I've just received the phone call from the doctor that my injury is not, as they suspected, a fracture, but I will be booted and crutched for a week to ensure I don't further damage myself with epic levels of clumsiness. At least the boot will protect me from 15-lb kitties walking over my leg in the middle of the night, right? Still, that doesn't quite make up for the other cat, who rubbed his teeth on the bumpy, skid-free bottom of my boot for five agonizing minutes today. *Shivers*
What this epic tale of falls and chocolate cakes is meant to tell you is that it may be a little while before I'm able to start blogging as much as I would like to. I've had a lot of ideas for foods I would like to try my hand--and whisk-- at. Alas, it will have to wait.
Now, an update on the CAKE VS. PIE BATTLE ROYALE!!!!!
I've been thinking a lot about the line up and the terms of the proposed Cake vs. Pie battle royale (with cheese). However, looking over some of the brackets made me realize that some of these head-to-heads are just ridiculous. Birthday cake vs. fruitcake? Pshhht, please! So I've revised the line up, and here's where it stands.
Boston Cream Pie (Oh yeah, I'm shaking things up! Look at a BCP and tell me that's not a cake.)
Chocolate Flourless Cake
Molten Chocolate Cake
Wildcard--Tres Leche Cake
To bring my fall story around full circle, I was planning on making the coconut cake to go up against the German chocolate cake for the first bracket on the Cake side of the battle, but with my injury, I just can't get to the kitchen to make the coconut cake. Thus, I'll be putting the battle on hold for a little while. When I get back to it, I will be offering samples at work once a week, so many of you will have a chance to put in your vote.
In the meantime, here is the recipe for the Chicken and Sausage Gumbo I made this weekend. Let me preface this recipe by saying that there is no wrong way to make a gumbo! This is a quick and fairly simple recipe based on the one handed down to me by my father, who was born and raised in da' bayou.
Chicken and Sausage Gumbo
1/4 cup flour
1/4 cup vegetable oil
1/2 cup (total) of onion, bell pepper, and celery, diced**
1 tablespoon garlic, minced
1 32-ounce box of low sodium chicken broth
1/2 cup water (not pictured)
1 bay leaf
1/2 teaspoon (or to taste) of the following seasonings:
Old Bay seasoning
Dash of hot sauce, to taste
1 chicken breast or two chicken tenders, diced
Two sausage links, sliced (my brand of choice is Conecuh smoked sausage)
1. Heat the vegetable oil over medium heat in a small sautee pan until it starts to ripple. Carefully add the flour and begin to stir. Cook over medium to medium low heat until the roux turns the color of a chocolate-peanut butter mixture. YOU MUST STIR CONSTANTLY THROUGHOUT THIS ENTIRE PROCESS!!!
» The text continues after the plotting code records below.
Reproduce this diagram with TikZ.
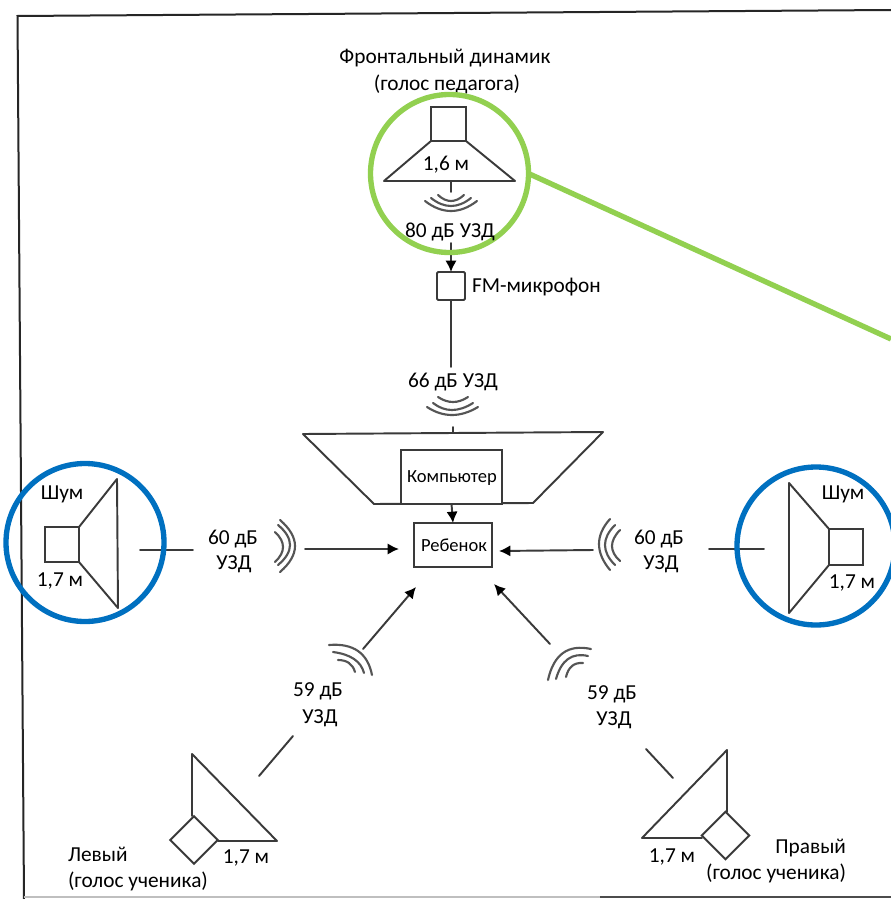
\documentclass[tikz,border=0pt]{standalone}
\usepackage{fontspec}
\setmainfont{Carlito}
\usetikzlibrary{calc,arrows.meta}
\newcommand{\wavearc}[3]{\draw[wave] (#1) .. controls ($1.3333*(#2)-0.3333*(#3)$) and ($1.3333*(#2)-0.3333*(#1)$) .. (#3);}
\tikzset{
  line/.style={draw=ink,line width=1.45pt,line cap=round,line join=round},
  arrowline/.style={line,-{Latex[length=8.5pt,width=8.5pt,color=black,fill=black]}},
  wave/.style={draw=wavegray,line width=1.6pt,line cap=round},
  thinbox/.style 2 args={draw=ink,line width=1.45pt,fill=white,inner sep=0pt,outer sep=0pt,minimum width=#1*0.75pt,minimum height=#2*0.75pt},
  label/.style={inner sep=0pt,outer sep=0pt,yshift=-0.75pt,text=black,font=\fontsize{16}{18}\selectfont},
  smalllabel/.style={label,font=\fontsize{13.9}{16}\selectfont},
  ring/.style={circle,inner sep=0pt,outer sep=0pt,minimum size=118.5pt,line width=4pt,draw=#1},
}
\definecolor{ink}{HTML}{3A3A3A}
\definecolor{wavegray}{HTML}{555555}
\definecolor{ringgreen}{HTML}{92D050}
\definecolor{ringblue}{HTML}{0070C0}
\begin{document}
\begin{tikzpicture}[x=0.75pt,y=-0.75pt]
\clip (0,0) rectangle (891,899);
\fill[white] (0,0) rectangle (891,899);
% page frame
\coordinate (fTL) at (17.5,16); \coordinate (fTR) at (891,10);
\coordinate (fBL) at (24,899); \coordinate (fB1) at (24,897);
\coordinate (fB2) at (600,897); \coordinate (fB3) at (891,897);
\draw[draw=black!85,line width=1.5pt] (fBL) -- (fTL) -- (fTR);
\draw[draw=black!25,line width=1pt] (fB1) -- (fB2);
\draw[draw=black!70,line width=1.2pt] (fB2) -- (fB3);

% front speaker
\node[thinbox={35}{34}] (frontBox) at (448.5,124) {};
\coordinate (frontL) at (384,181); \coordinate (frontR) at (515,181);
\draw[line] (frontBox.south west) -- (frontL) -- (frontR) -- (frontBox.south east);
\coordinate (frontStemTop) at (451,181); \coordinate (frontStemEnd) at (451,192);
\draw[line] (frontStemTop) -- (frontStemEnd);
\wavearc{425,201}{451,211}{477,201}
\wavearc{431,198}{451,206}{471,198}
\wavearc{438,195}{451,201}{464,195}
\coordinate (frontArrowStart) at (451,243);
\node[thinbox={28}{28},rounded corners=1pt] (fm) at (451,286) {};
\draw[arrowline] (frontArrowStart) -- (fm.north);
\coordinate (fmLineEnd) at (451,367);
\draw[line] (fm.south) -- (fmLineEnd);
\node[label,anchor=west] (fmText) at (472,286) {FM-микрофон};
\node[label] (frontT1) at (445,57) {Фронтальный динамик};
\node[label] (frontT2) at (447,83) {(голос педагога)};
\node[label] (frontLen) at (446,164) {1,6 м};

% 66 dB waves
\node[label] (t66) at (453,381) {66 дБ УЗД};
\wavearc{427,407}{452,415}{478,407}
\wavearc{433,403}{452,410}{473,403}
\wavearc{438,397}{453,402}{468,397}
\coordinate (c66top) at (453,427); \coordinate (c66bot) at (453,432);
\draw[line] (c66top) -- (c66bot);

% computer trapezoid
\coordinate (trA) at (303,434); \coordinate (trB) at (603,432);
\coordinate (trC) at (533,503); \coordinate (trD) at (374,504);
\draw[line] (trA) -- (trB) -- (trC) -- (trD) -- cycle;
\node[thinbox={101}{54}] (computer) at (451.5,477) {};
\node[smalllabel] (computerT) at (452,477) {Компьютер};
\node[thinbox={78}{44}] (child) at (453,545) {};
\node[smalllabel] (childT) at (454,544) {Ребенок};
\draw[arrowline] (computer.south) -- (child.north);

% horizontal arrows
\coordinate (lArrS) at (305,549); \coordinate (lArrE) at (399,549);
\draw[arrowline] (lArrS) -- (lArrE);
\coordinate (rArrS) at (593,550); \coordinate (rArrE) at (499,551);
\draw[arrowline] (rArrS) -- (rArrE);
\wavearc{280,520}{295,546}{280,572}
\wavearc{278,525}{290,545}{278,565}
\wavearc{275,532}{283,547}{275,562}
\wavearc{610,519}{599,544}{610,570}
\wavearc{615,525}{605,545}{615,565}
\wavearc{620,530}{612,546}{620,561}
\node[label] (l60a) at (233,538) {60 дБ};
\node[label] (l60b) at (234,563) {УЗД};
\node[label] (r60a) at (659,538) {60 дБ};
\node[label] (r60b) at (661,563) {УЗД};

% left noise speaker
\node[thinbox={34}{35}] (leftBox) at (62,544.5) {};
\coordinate (leftTop) at (117,479); \coordinate (leftBot) at (118,608);
\draw[line] (leftBox.north east) -- (leftTop) -- (leftBot) -- (leftBox.south east);
\coordinate (leftStub1) at (140,550); \coordinate (leftStub2) at (193,550);
\draw[line] (leftStub1) -- (leftStub2);
\node[label] (leftNoise) at (62,493) {Шум};
\node[label] (leftLen) at (60,580) {1,7 м};

% right noise speaker
\node[thinbox={34}{36}] (rightBox) at (846,547) {};
\coordinate (rightTop) at (789,483); \coordinate (rightBot) at (789,613);
\draw[line] (rightBox.north west) -- (rightTop) -- (rightBot) -- (rightBox.south west);
\coordinate (rightStub1) at (709,549); \coordinate (rightStub2) at (764,549);
\draw[line] (rightStub1) -- (rightStub2);
\node[label] (rightNoise) at (843,493) {Шум};
\node[label] (rightLen) at (852,582) {1,7 м};

% left pupil speaker
\node[draw=ink,line width=1.45pt,inner sep=0pt,outer sep=0pt,minimum width=25.2pt,minimum height=25.2pt,rotate=45,fill=white] (pupilL) at (194,840) {};
\coordinate (plTop) at (192,754); \coordinate (plRight) at (277,841);
\draw[line] (192,816) -- (plTop) -- (plRight) -- (218,841);
\coordinate (plStub1) at (259,776); \coordinate (plStub2) at (293,736);
\draw[line] (plStub1) -- (plStub2);
\coordinate (plArrS) at (363,649); \coordinate (plArrE) at (416,587);
\draw[arrowline] (plArrS) -- (plArrE);
\wavearc{329,645}{358,651}{372,675}
\wavearc{333,652}{354,659}{364,673}
\wavearc{338,660}{349,663}{355,672}
\node[label] (pl59a) at (318,690) {59 дБ};
\node[label] (pl59b) at (320,717) {УЗД};
\node[label] (plLen) at (246,857) {1,7 м};
\node[label,anchor=west] (plT1) at (68,853) {Левый};
\node[label,anchor=west] (plT2) at (68,880) {(голос ученика)};

% right pupil speaker
\node[draw=ink,line width=1.45pt,inner sep=0pt,outer sep=0pt,minimum width=25.2pt,minimum height=25.2pt,rotate=45,fill=white] (pupilR) at (725.5,835.5) {};
\coordinate (prTop) at (727,750); \coordinate (prLeft) at (642,838);
\draw[line] (727,812) -- (prTop) -- (prLeft) -- (702,838);
\coordinate (prStub1) at (646,749); \coordinate (prStub2) at (673,778);
\draw[line] (prStub1) -- (prStub2);
\coordinate (prArrS) at (550,644); \coordinate (prArrE) at (494,584);
\draw[arrowline] (prArrS) -- (prArrE);
\wavearc{591,649}{563,653}{548,680}
\wavearc{588,656}{568,659}{556,679}
\wavearc{583,663}{572,666}{566,677}
\node[label] (pr59a) at (612,693) {59 дБ};
\node[label] (pr59b) at (614,719) {УЗД};
\node[label] (prLen) at (672,856) {1,7 м};
\node[label,anchor=east] (prT1) at (846,847) {Правый};
\node[label,anchor=east] (prT2) at (846,872) {(голос ученика)};

% coloured rings
\node[ring=ringblue] (leftRing) at (85,542.5) {};
\node[ring=ringblue] (rightRing) at (816,546) {};
\node[ring=ringgreen] (frontRing) at (449.5,173.5) {};
\coordinate (greenEnd) at (891,339);
\draw[draw=ringgreen,line width=4pt] (frontRing.east) -- (greenEnd);
\node[label] (t80) at (450,231) {80 дБ УЗД};
\end{tikzpicture}
\end{document}
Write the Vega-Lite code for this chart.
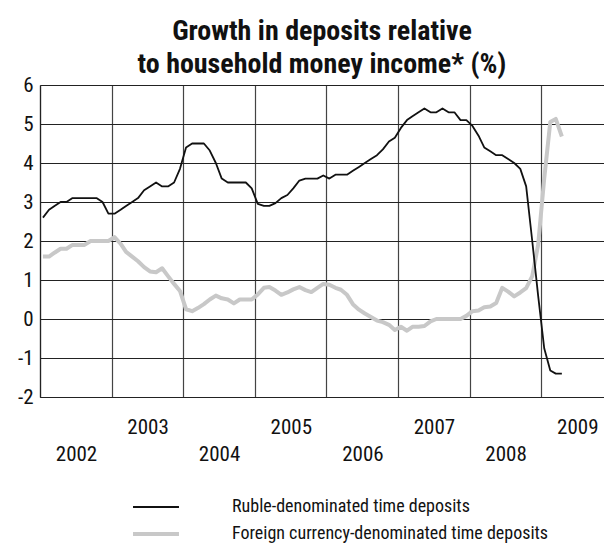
{
  "$schema": "https://vega.github.io/schema/vega-lite/v6.json",
  "width": 564,
  "height": 312,
  "autosize": {"type": "none"},
  "padding": {"left": 40, "top": 85, "right": 0, "bottom": 146},
  "background": "white",
  "config": {"font": "Roboto Condensed, Roboto, sans-serif", "view": {"stroke": null}},
  "title": {
    "text": ["Growth in deposits relative", "to household money income* (%)"],
    "fontSize": 28, "fontWeight": "bold", "lineHeight": 33, "anchor": "middle", "offset": -5, "color": "#111111"
  },
  "data": {"values": [
    {"month": "2002-01-16", "ruble": 2.6, "foreign": 1.6},
    {"month": "2002-02-16", "ruble": 2.8, "foreign": 1.6},
    {"month": "2002-03-16", "ruble": 2.9, "foreign": 1.7},
    {"month": "2002-04-16", "ruble": 3.0, "foreign": 1.8},
    {"month": "2002-05-16", "ruble": 3.0, "foreign": 1.8},
    {"month": "2002-06-16", "ruble": 3.1, "foreign": 1.9},
    {"month": "2002-07-16", "ruble": 3.1, "foreign": 1.9},
    {"month": "2002-08-16", "ruble": 3.1, "foreign": 1.9},
    {"month": "2002-09-16", "ruble": 3.1, "foreign": 2.0},
    {"month": "2002-10-16", "ruble": 3.1, "foreign": 2.0},
    {"month": "2002-11-16", "ruble": 3.0, "foreign": 2.0},
    {"month": "2002-12-16", "ruble": 2.7, "foreign": 2.0},
    {"month": "2003-01-16", "ruble": 2.7, "foreign": 2.1},
    {"month": "2003-02-16", "ruble": 2.8, "foreign": 1.93},
    {"month": "2003-03-16", "ruble": 2.9, "foreign": 1.72},
    {"month": "2003-04-16", "ruble": 3.0, "foreign": 1.6},
    {"month": "2003-05-16", "ruble": 3.1, "foreign": 1.48},
    {"month": "2003-06-16", "ruble": 3.3, "foreign": 1.33},
    {"month": "2003-07-16", "ruble": 3.4, "foreign": 1.22},
    {"month": "2003-08-16", "ruble": 3.5, "foreign": 1.2},
    {"month": "2003-09-16", "ruble": 3.4, "foreign": 1.3},
    {"month": "2003-10-16", "ruble": 3.4, "foreign": 1.1},
    {"month": "2003-11-16", "ruble": 3.5, "foreign": 0.9},
    {"month": "2003-12-16", "ruble": 3.85, "foreign": 0.72},
    {"month": "2004-01-16", "ruble": 4.4, "foreign": 0.25},
    {"month": "2004-02-16", "ruble": 4.5, "foreign": 0.2},
    {"month": "2004-03-16", "ruble": 4.5, "foreign": 0.28},
    {"month": "2004-04-16", "ruble": 4.5, "foreign": 0.38},
    {"month": "2004-05-16", "ruble": 4.32, "foreign": 0.5},
    {"month": "2004-06-16", "ruble": 4.0, "foreign": 0.6},
    {"month": "2004-07-16", "ruble": 3.6, "foreign": 0.53},
    {"month": "2004-08-16", "ruble": 3.5, "foreign": 0.5},
    {"month": "2004-09-16", "ruble": 3.5, "foreign": 0.4},
    {"month": "2004-10-16", "ruble": 3.5, "foreign": 0.5},
    {"month": "2004-11-16", "ruble": 3.5, "foreign": 0.5},
    {"month": "2004-12-16", "ruble": 3.35, "foreign": 0.5},
    {"month": "2005-01-16", "ruble": 2.95, "foreign": 0.63},
    {"month": "2005-02-16", "ruble": 2.9, "foreign": 0.8},
    {"month": "2005-03-16", "ruble": 2.9, "foreign": 0.82},
    {"month": "2005-04-16", "ruble": 2.97, "foreign": 0.73},
    {"month": "2005-05-16", "ruble": 3.1, "foreign": 0.62},
    {"month": "2005-06-16", "ruble": 3.18, "foreign": 0.68},
    {"month": "2005-07-16", "ruble": 3.35, "foreign": 0.76},
    {"month": "2005-08-16", "ruble": 3.55, "foreign": 0.82},
    {"month": "2005-09-16", "ruble": 3.6, "foreign": 0.74},
    {"month": "2005-10-16", "ruble": 3.6, "foreign": 0.69},
    {"month": "2005-11-16", "ruble": 3.6, "foreign": 0.8},
    {"month": "2005-12-16", "ruble": 3.68, "foreign": 0.9},
    {"month": "2006-01-16", "ruble": 3.6, "foreign": 0.88},
    {"month": "2006-02-16", "ruble": 3.7, "foreign": 0.8},
    {"month": "2006-03-16", "ruble": 3.7, "foreign": 0.75},
    {"month": "2006-04-16", "ruble": 3.7, "foreign": 0.62},
    {"month": "2006-05-16", "ruble": 3.8, "foreign": 0.38},
    {"month": "2006-06-16", "ruble": 3.9, "foreign": 0.24},
    {"month": "2006-07-16", "ruble": 4.0, "foreign": 0.14},
    {"month": "2006-08-16", "ruble": 4.1, "foreign": 0.05},
    {"month": "2006-09-16", "ruble": 4.2, "foreign": -0.04},
    {"month": "2006-10-16", "ruble": 4.35, "foreign": -0.08},
    {"month": "2006-11-16", "ruble": 4.55, "foreign": -0.15},
    {"month": "2006-12-16", "ruble": 4.65, "foreign": -0.28},
    {"month": "2007-01-16", "ruble": 4.9, "foreign": -0.2},
    {"month": "2007-02-16", "ruble": 5.1, "foreign": -0.3},
    {"month": "2007-03-16", "ruble": 5.2, "foreign": -0.2},
    {"month": "2007-04-16", "ruble": 5.3, "foreign": -0.2},
    {"month": "2007-05-16", "ruble": 5.4, "foreign": -0.18},
    {"month": "2007-06-16", "ruble": 5.3, "foreign": -0.06},
    {"month": "2007-07-16", "ruble": 5.3, "foreign": 0.0},
    {"month": "2007-08-16", "ruble": 5.4, "foreign": 0.0},
    {"month": "2007-09-16", "ruble": 5.3, "foreign": 0.0},
    {"month": "2007-10-16", "ruble": 5.3, "foreign": 0.0},
    {"month": "2007-11-16", "ruble": 5.1, "foreign": 0.0},
    {"month": "2007-12-16", "ruble": 5.1, "foreign": 0.08},
    {"month": "2008-01-16", "ruble": 4.95, "foreign": 0.2},
    {"month": "2008-02-16", "ruble": 4.7, "foreign": 0.22},
    {"month": "2008-03-16", "ruble": 4.4, "foreign": 0.3},
    {"month": "2008-04-16", "ruble": 4.3, "foreign": 0.32},
    {"month": "2008-05-16", "ruble": 4.2, "foreign": 0.41},
    {"month": "2008-06-16", "ruble": 4.2, "foreign": 0.8},
    {"month": "2008-07-16", "ruble": 4.1, "foreign": 0.7},
    {"month": "2008-08-16", "ruble": 4.0, "foreign": 0.58},
    {"month": "2008-09-16", "ruble": 3.85, "foreign": 0.68},
    {"month": "2008-10-16", "ruble": 3.4, "foreign": 0.79},
    {"month": "2008-11-16", "ruble": 2.0, "foreign": 1.1},
    {"month": "2008-12-16", "ruble": 0.6, "foreign": 1.9},
    {"month": "2009-01-16", "ruble": -0.75, "foreign": 3.6},
    {"month": "2009-02-16", "ruble": -1.32, "foreign": 5.05},
    {"month": "2009-03-16", "ruble": -1.4, "foreign": 5.13},
    {"month": "2009-04-16", "ruble": -1.4, "foreign": 4.68}
  ]},
  "transform": [{"fold": ["foreign", "ruble"], "as": ["series", "value"]}],
  "encoding": {
    "x": {
      "field": "month", "type": "temporal",
      "scale": {"type": "utc", "domain": [{"year": 2002, "month": 1, "date": 1, "utc": true}, {"year": 2009, "month": 11, "date": 17, "utc": true}]},
      "axis": {
        "title": null,
        "values": [
          {"year": 2002, "month": 1, "date": 1, "utc": true},
          {"year": 2003, "month": 1, "date": 1, "utc": true},
          {"year": 2004, "month": 1, "date": 1, "utc": true},
          {"year": 2005, "month": 1, "date": 1, "utc": true},
          {"year": 2006, "month": 1, "date": 1, "utc": true},
          {"year": 2007, "month": 1, "date": 1, "utc": true},
          {"year": 2008, "month": 1, "date": 1, "utc": true},
          {"year": 2009, "month": 1, "date": 1, "utc": true}
        ],
        "labelExpr": "utcyear(datum.value) % 2 == 0 ? ['', '' + utcyear(datum.value)] : '' + utcyear(datum.value)",
        "labelLineHeight": 27,
        "grid": true, "gridColor": "#444444", "gridWidth": 1.2,
        "ticks": false, "domain": true, "domainColor": "#222222", "domainWidth": 1.2,
        "labelOffset": 36, "labelPadding": 19, "labelFontSize": 21, "labelColor": "#111111",
        "labelAlign": "center", "labelFlush": false, "labelOverlap": false, "labelBound": false
      }
    },
    "y": {
      "field": "value", "type": "quantitative",
      "scale": {"domain": [-2, 6]},
      "axis": {
        "title": null, "values": [-2, -1, 0, 1, 2, 3, 4, 5, 6],
        "labelExpr": "'' + datum.value",
        "ticks": false, "labelPadding": 7, "labelFontSize": 21, "labelColor": "#111111",
        "domainColor": "#222222", "domainWidth": 1.2, "gridColor": "#222222", "gridWidth": 1.2, "labelFlush": false
      }
    },
    "color": {
      "field": "series", "type": "nominal",
      "scale": {"domain": ["ruble", "foreign"], "range": ["#111111", "#c8c8c8"]},
      "legend": {
        "title": null, "orient": "none", "legendX": 107, "legendY": 413, "padding": 0,
        "symbolType": "M-4,0H4", "symbolSize": 132, "labelFontSize": 18, "labelOffset": 67, "rowPadding": 9,
        "labelColor": "#111111", "labelLimit": 500,
        "labelExpr": "datum.value == 'ruble' ? 'Ruble-denominated time deposits' : 'Foreign currency-denominated time deposits'"
      }
    },
    "strokeWidth": {
      "field": "series", "type": "nominal",
      "scale": {"domain": ["ruble", "foreign"], "range": [1.8, 4]},
      "legend": {
        "title": null, "orient": "none", "legendX": 107, "legendY": 413, "padding": 0,
        "symbolType": "M-4,0H4", "symbolSize": 132, "labelFontSize": 18, "labelOffset": 67, "rowPadding": 9,
        "labelColor": "#111111", "labelLimit": 500,
        "labelExpr": "datum.value == 'ruble' ? 'Ruble-denominated time deposits' : 'Foreign currency-denominated time deposits'"
      }
    }
  },
  "layer": [
    {"transform": [{"filter": "datum.series == 'foreign'"}], "mark": {"type": "line", "strokeJoin": "round"}},
    {"transform": [{"filter": "datum.series == 'ruble'"}], "mark": {"type": "line", "strokeJoin": "round"}}
  ]
}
2. Meanwhile, in a 3-quart saucepan sautee the onions, celery, bell pepper, and garlic over medium heat until translucent. Once the roux is ready, pour it onto the sauteed vegetables and mix until they are coated.
3. Add the chicken broth to the pot along with the water, add the bay leaf, and allow the mixture to come to a simmer.
4. Once the mixture has come to a simmer, add your seasonings. Seasoning your gumbo is a matter of taste. The measurements I've provided are simply a start to your gumbo, so please feel free to add as much as you like. There are no limitations. Next, add the diced chicken and sliced sausage and allow the mixture to simmer for at least 15 minutes.
5. Finish the gumbo with a dash of hot sauce, to taste, and serve it over rice. Enjoy!!
**At some supermarkets, you can find pre-diced mixtures of these three ingredients in the produce section. If you can find it, go for it! Mine was $3, and with the current cost of bell peppers, it was well worth it!